[I18n-sig] SIG charter and goals

Andy Robinson andy@robanal.demon.co.uk
Wed, 09 Feb 2000 02:10:34 GMT


On Tue, 08 Feb 2000 15:31:43 +0100, you wrote:

>> 2. Encodings API and library:
>> --------------------------------
>>=20
>> We must deliver an encodings library which surpasses the features of
>> that in Java.  It should allow conversion between many common
>> encodings; access to Unicode character properties; and anything else
>> which makes encoding conversion more pleasant.  This should be
>> initially based on MAL's draft specification, although the spec may
>> be changed if we find good reason to.
>
>Note that Python will have a builtin codec support. The details
>are described in the proposal paper (not the C API though --
>that still lives in the .h files of the Unicode implementation).
>
>Note that I have made some good experience with the existing
>spec: it is very flexible, extendable and versatile. It also
>greatly reduces coding efforts by providing working baseclasses.
>=20
I can't wait to try the code, and cannot foresee any problems at the
moment based on the spec.  However, it was only discussed on the
Python-dev list, and Marc-Andree was not at IPC8, so I should try to
explain some background for everyone, (and what my agenda as SIG
moderator is too!)

1. HP joined the Python consortium and pushed for Unicode support last
year.  There was a detailed discussion on the Python-dev list (to
which I was invited because my day-job included some very messy
double-byte work in Python for a year).   Marc-Andre's proposal went
through about eight iterations, and he started to code it up under
contract to CNRI.  This is official work, and there is no question of
anybody else's Unicode modules being used - sorry!  Fredrik Lundh's
work on the Unicode regex engine is also under contract and
progressing rapidly.

2. MAL's document defines the API for 'codecs' - conversion filters -
but his taks does not include delivering a package with all the
world's common encodings in it.  That is a necessity in the long run,
and both I (through ReportLab) and Digital Garage need to make at
least the Japanese encodings work quite soon. =20

(Marc-Andre, can you update us on what codecs you are providing, and
how they are implemented? C or Python? )

3. At IPC8 we discussed (among other things) the delivery of the codec
package - both in the i18n forum and in the corridors as usual!  To do
what Java does, we eventually need codecs for 50+ common encodings,
all available and tested.  These will almost certainly not be in the
standard distribution, but there should eventually be a single,
certified, tested source for them, as this stuff has to be 100% right.
Quite a few of us urgently need good Japanese support.
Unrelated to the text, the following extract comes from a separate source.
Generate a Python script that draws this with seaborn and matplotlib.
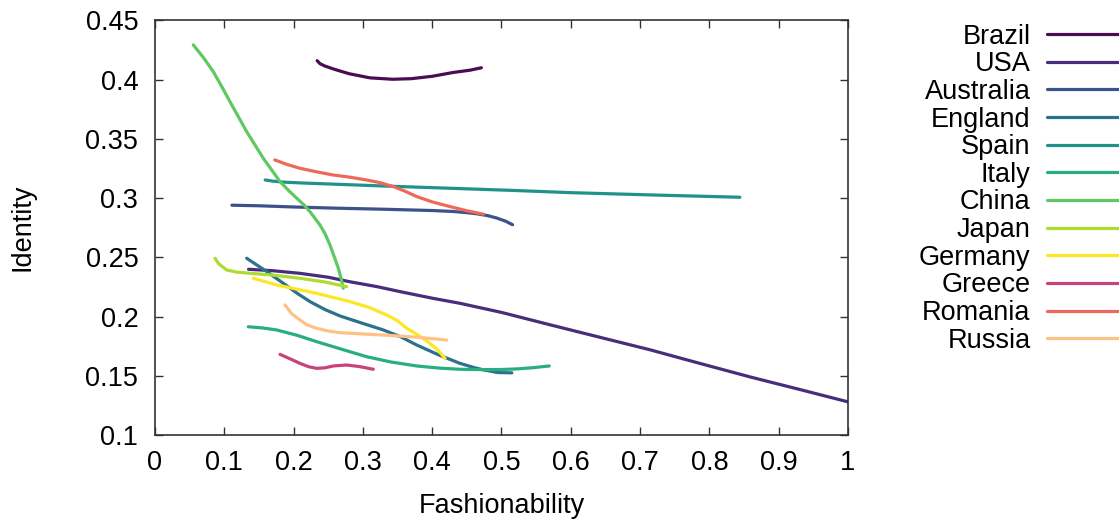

The current spec does not say whether codecs should be in C or Python.
Guido expressed the hope that a few carefully chosen C routines could
allow us to write new filters in Python, but get most of the speed of
C - an idea I'd been drip-feeding to him for some time :-)   I think
that is a proper task for this group, and one I hope to put a lot of
work in to.  I'm personally hoping that we can do a sort of
mini-mxTextTools state machine which has actions for lookups in
single-byte mapping tables, double-byte mapping tables and other
things, so that new encodings can be written and added easily, yet
still run fast.  For example, all single-byte encodings can be dealt
with by a streaming version of something like string.translate(), so
adding a new one just becomes a matter of adding a 256-element list to
a file somewhere.  I believe most of the double-byte ones can be
reduced to a few kb with the right functions as well.  I'll be ready
to talk more about this shortly.

Guido also made it clear that while MAL's proposal is considered
pretty good, it is not set in stone yet. In particular, if the
double-byte specialists find that some minor tweaks would make their
lives better, he would consider it; we need a real-world test-drive
before 1.6, and this group is the place to do it. =20

Now for my own opinions on how things should be run henceforth.  Feel
free to differ!

I should point out that the inner circle of Python developers are NOT
experts in multi-byte data.  I feel strongly that we should seek out
the best expertise in the world, starting now.  This discussion will
not focus on Unicode string implementation in the core, but on what
our encoding library lets you do at the application level.   Ken
Lunde, author of "CJKV Information Processing", is the acknowledged
world leader in this field, and agreed to take part in a discussion
and review our proposals - I'll try to bring him in shortly.  It would
also be good to collar some people involved in the Java i18n libraries
and ask what they would do differently next time around, and to talk
to people who have worked with commercial tools like Unilib and
Rosette.  Then, we won't just hope that Python has the best i18n
support, we'll know it.  Naturally this review needs to happen fairly
promptly in March/April - maybe best to wait until we can run the
code.

I hope this helps a little.  If people have serious issues about where
things are heading, let's hear them now.

Best Regards,

Andy Robinson

p.s. one thing I would be very interested to hear is what people's
angles are - relevant experience, willingness to help out, needs for
solutions etc!